• Data records:
.....

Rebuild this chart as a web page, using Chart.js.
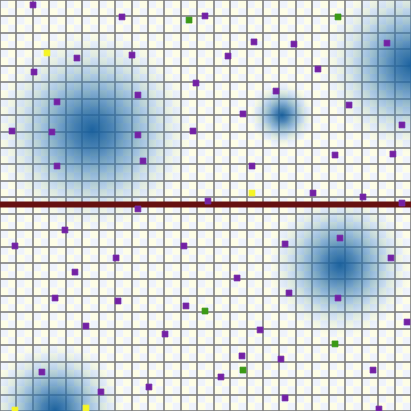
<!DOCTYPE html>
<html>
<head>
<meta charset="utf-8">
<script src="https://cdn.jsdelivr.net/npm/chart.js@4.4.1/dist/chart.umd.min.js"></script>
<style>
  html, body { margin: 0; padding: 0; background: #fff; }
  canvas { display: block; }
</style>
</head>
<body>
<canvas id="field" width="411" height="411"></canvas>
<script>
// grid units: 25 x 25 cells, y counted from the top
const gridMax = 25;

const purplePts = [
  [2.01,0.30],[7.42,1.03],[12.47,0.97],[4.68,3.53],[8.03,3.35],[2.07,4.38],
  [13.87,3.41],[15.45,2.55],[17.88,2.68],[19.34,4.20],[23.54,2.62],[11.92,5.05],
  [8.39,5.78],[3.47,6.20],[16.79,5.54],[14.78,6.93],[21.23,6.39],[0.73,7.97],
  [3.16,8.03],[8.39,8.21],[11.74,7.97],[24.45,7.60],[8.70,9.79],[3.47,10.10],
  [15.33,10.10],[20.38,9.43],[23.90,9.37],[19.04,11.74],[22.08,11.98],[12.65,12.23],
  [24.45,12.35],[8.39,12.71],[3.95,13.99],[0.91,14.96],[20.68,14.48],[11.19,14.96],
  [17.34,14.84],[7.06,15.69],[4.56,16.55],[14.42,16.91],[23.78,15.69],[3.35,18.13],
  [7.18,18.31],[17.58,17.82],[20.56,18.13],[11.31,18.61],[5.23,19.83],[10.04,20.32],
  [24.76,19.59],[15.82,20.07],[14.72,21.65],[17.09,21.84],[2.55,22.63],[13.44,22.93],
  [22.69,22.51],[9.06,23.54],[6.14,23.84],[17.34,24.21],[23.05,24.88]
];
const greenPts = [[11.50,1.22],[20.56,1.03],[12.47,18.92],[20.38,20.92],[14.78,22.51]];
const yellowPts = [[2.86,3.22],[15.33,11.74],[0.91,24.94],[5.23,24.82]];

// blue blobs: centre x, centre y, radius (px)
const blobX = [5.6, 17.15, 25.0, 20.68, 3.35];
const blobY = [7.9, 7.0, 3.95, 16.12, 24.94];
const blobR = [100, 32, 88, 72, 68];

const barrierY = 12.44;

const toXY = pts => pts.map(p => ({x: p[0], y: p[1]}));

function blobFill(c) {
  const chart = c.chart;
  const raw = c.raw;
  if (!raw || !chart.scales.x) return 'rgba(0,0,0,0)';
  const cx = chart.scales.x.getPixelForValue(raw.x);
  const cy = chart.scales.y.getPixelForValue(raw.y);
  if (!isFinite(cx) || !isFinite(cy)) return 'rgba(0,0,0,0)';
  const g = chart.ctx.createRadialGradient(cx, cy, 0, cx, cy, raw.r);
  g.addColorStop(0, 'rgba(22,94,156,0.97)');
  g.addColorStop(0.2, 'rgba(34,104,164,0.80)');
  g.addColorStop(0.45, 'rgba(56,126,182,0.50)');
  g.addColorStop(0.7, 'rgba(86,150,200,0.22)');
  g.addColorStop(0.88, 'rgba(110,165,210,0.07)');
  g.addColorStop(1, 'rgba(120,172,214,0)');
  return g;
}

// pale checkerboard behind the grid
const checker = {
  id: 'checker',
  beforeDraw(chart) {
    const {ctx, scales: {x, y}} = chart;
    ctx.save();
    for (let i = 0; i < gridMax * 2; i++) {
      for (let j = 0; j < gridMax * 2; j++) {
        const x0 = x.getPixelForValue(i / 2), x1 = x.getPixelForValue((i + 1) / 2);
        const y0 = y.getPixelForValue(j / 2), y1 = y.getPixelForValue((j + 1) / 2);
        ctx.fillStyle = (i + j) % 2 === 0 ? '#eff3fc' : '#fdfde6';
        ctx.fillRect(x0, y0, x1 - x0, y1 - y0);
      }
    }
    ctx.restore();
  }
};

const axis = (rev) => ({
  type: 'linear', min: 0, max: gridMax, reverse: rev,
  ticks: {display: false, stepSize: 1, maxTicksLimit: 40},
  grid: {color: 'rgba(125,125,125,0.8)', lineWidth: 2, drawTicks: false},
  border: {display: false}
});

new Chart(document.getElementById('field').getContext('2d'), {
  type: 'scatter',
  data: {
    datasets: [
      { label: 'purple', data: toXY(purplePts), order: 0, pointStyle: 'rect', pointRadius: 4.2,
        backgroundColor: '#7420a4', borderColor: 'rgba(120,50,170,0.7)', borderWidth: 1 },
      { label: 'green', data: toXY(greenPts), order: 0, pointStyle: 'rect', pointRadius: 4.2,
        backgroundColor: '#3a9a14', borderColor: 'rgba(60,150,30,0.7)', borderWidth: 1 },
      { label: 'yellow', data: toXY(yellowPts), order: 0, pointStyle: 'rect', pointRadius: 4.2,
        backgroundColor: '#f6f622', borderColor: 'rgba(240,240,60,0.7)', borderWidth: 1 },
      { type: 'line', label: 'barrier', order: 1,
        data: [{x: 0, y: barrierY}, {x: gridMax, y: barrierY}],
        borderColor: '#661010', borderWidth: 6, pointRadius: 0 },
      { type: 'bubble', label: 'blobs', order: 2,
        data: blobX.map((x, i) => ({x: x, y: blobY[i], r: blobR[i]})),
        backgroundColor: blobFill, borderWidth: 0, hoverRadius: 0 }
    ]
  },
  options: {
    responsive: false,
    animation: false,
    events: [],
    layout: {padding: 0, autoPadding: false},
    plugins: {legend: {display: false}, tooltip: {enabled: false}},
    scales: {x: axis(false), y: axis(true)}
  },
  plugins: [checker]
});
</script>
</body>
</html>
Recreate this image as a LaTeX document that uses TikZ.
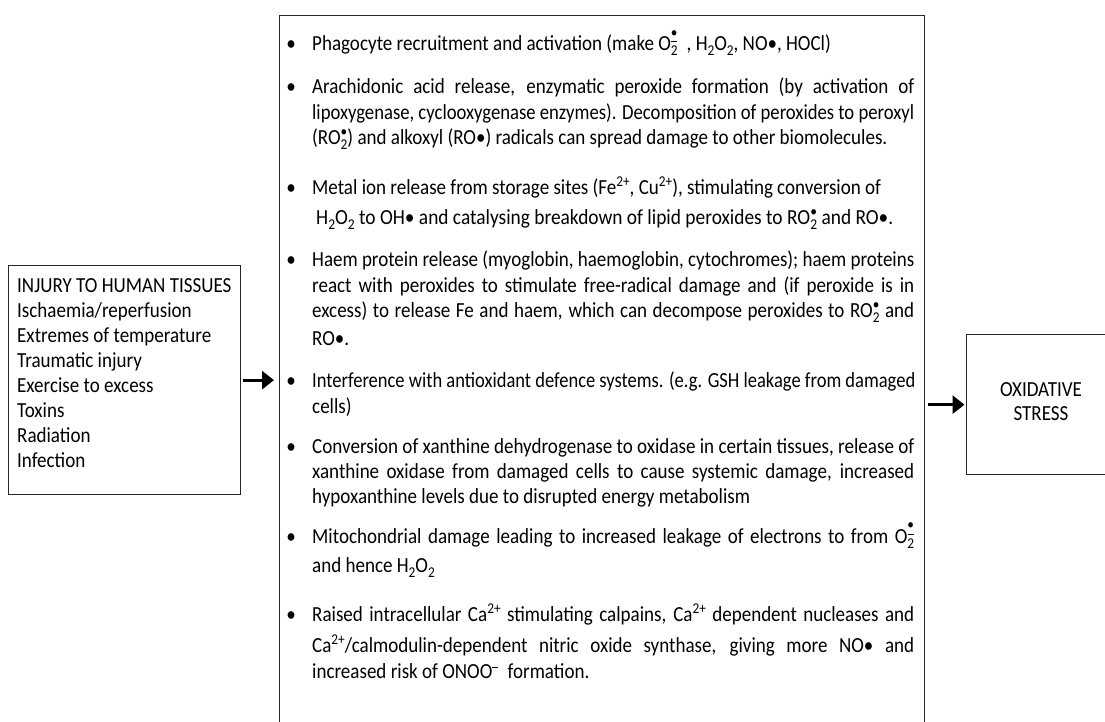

.....

• Brief:
Without the pictures, repeat the listing above exactly.

• Answer for the task:
Rebuild this chart as a web page, using Chart.js.
<!DOCTYPE html>
<html>
<head>
<meta charset="utf-8">
<script src="https://cdn.jsdelivr.net/npm/chart.js@4.4.1/dist/chart.umd.min.js"></script>
<style>
  html, body { margin: 0; padding: 0; background: #fff; }
  canvas { display: block; }
</style>
</head>
<body>
<canvas id="field" width="411" height="411"></canvas>
<script>
// grid units: 25 x 25 cells, y counted from the top
const gridMax = 25;

const purplePts = [
  [2.01,0.30],[7.42,1.03],[12.47,0.97],[4.68,3.53],[8.03,3.35],[2.07,4.38],
  [13.87,3.41],[15.45,2.55],[17.88,2.68],[19.34,4.20],[23.54,2.62],[11.92,5.05],
  [8.39,5.78],[3.47,6.20],[16.79,5.54],[14.78,6.93],[21.23,6.39],[0.73,7.97],
  [3.16,8.03],[8.39,8.21],[11.74,7.97],[24.45,7.60],[8.70,9.79],[3.47,10.10],
  [15.33,10.10],[20.38,9.43],[23.90,9.37],[19.04,11.74],[22.08,11.98],[12.65,12.23],
  [24.45,12.35],[8.39,12.71],[3.95,13.99],[0.91,14.96],[20.68,14.48],[11.19,14.96],
  [17.34,14.84],[7.06,15.69],[4.56,16.55],[14.42,16.91],[23.78,15.69],[3.35,18.13],
  [7.18,18.31],[17.58,17.82],[20.56,18.13],[11.31,18.61],[5.23,19.83],[10.04,20.32],
  [24.76,19.59],[15.82,20.07],[14.72,21.65],[17.09,21.84],[2.55,22.63],[13.44,22.93],
  [22.69,22.51],[9.06,23.54],[6.14,23.84],[17.34,24.21],[23.05,24.88]
];
const greenPts = [[11.50,1.22],[20.56,1.03],[12.47,18.92],[20.38,20.92],[14.78,22.51]];
const yellowPts = [[2.86,3.22],[15.33,11.74],[0.91,24.94],[5.23,24.82]];

// blue blobs: centre x, centre y, radius (px)
const blobX = [5.6, 17.15, 25.0, 20.68, 3.35];
const blobY = [7.9, 7.0, 3.95, 16.12, 24.94];
const blobR = [100, 32, 88, 72, 68];

const barrierY = 12.44;

const toXY = pts => pts.map(p => ({x: p[0], y: p[1]}));

function blobFill(c) {
  const chart = c.chart;
  const raw = c.raw;
  if (!raw || !chart.scales.x) return 'rgba(0,0,0,0)';
  const cx = chart.scales.x.getPixelForValue(raw.x);
  const cy = chart.scales.y.getPixelForValue(raw.y);
  if (!isFinite(cx) || !isFinite(cy)) return 'rgba(0,0,0,0)';
  const g = chart.ctx.createRadialGradient(cx, cy, 0, cx, cy, raw.r);
  g.addColorStop(0, 'rgba(22,94,156,0.97)');
  g.addColorStop(0.2, 'rgba(34,104,164,0.80)');
  g.addColorStop(0.45, 'rgba(56,126,182,0.50)');
  g.addColorStop(0.7, 'rgba(86,150,200,0.22)');
  g.addColorStop(0.88, 'rgba(110,165,210,0.07)');
  g.addColorStop(1, 'rgba(120,172,214,0)');
  return g;
}

// pale checkerboard behind the grid
const checker = {
  id: 'checker',
  beforeDraw(chart) {
    const {ctx, scales: {x, y}} = chart;
    ctx.save();
    for (let i = 0; i < gridMax * 2; i++) {
      for (let j = 0; j < gridMax * 2; j++) {
        const x0 = x.getPixelForValue(i / 2), x1 = x.getPixelForValue((i + 1) / 2);
        const y0 = y.getPixelForValue(j / 2), y1 = y.getPixelForValue((j + 1) / 2);
        ctx.fillStyle = (i + j) % 2 === 0 ? '#eff3fc' : '#fdfde6';
        ctx.fillRect(x0, y0, x1 - x0, y1 - y0);
      }
    }
    ctx.restore();
  }
};

const axis = (rev) => ({
  type: 'linear', min: 0, max: gridMax, reverse: rev,
  ticks: {display: false, stepSize: 1, maxTicksLimit: 40},
  grid: {color: 'rgba(125,125,125,0.8)', lineWidth: 2, drawTicks: false},
  border: {display: false}
});

new Chart(document.getElementById('field').getContext('2d'), {
  type: 'scatter',
  data: {
    datasets: [
      { label: 'purple', data: toXY(purplePts), order: 0, pointStyle: 'rect', pointRadius: 4.2,
        backgroundColor: '#7420a4', borderColor: 'rgba(120,50,170,0.7)', borderWidth: 1 },
      { label: 'green', data: toXY(greenPts), order: 0, pointStyle: 'rect', pointRadius: 4.2,
        backgroundColor: '#3a9a14', borderColor: 'rgba(60,150,30,0.7)', borderWidth: 1 },
      { label: 'yellow', data: toXY(yellowPts), order: 0, pointStyle: 'rect', pointRadius: 4.2,
        backgroundColor: '#f6f622', borderColor: 'rgba(240,240,60,0.7)', borderWidth: 1 },
      { type: 'line', label: 'barrier', order: 1,
        data: [{x: 0, y: barrierY}, {x: gridMax, y: barrierY}],
        borderColor: '#661010', borderWidth: 6, pointRadius: 0 },
      { type: 'bubble', label: 'blobs', order: 2,
        data: blobX.map((x, i) => ({x: x, y: blobY[i], r: blobR[i]})),
        backgroundColor: blobFill, borderWidth: 0, hoverRadius: 0 }
    ]
  },
  options: {
    responsive: false,
    animation: false,
    events: [],
    layout: {padding: 0, autoPadding: false},
    plugins: {legend: {display: false}, tooltip: {enabled: false}},
    scales: {x: axis(false), y: axis(true)}
  },
  plugins: [checker]
});
</script>
</body>
</html>
Recreate this image as a LaTeX document that uses TikZ.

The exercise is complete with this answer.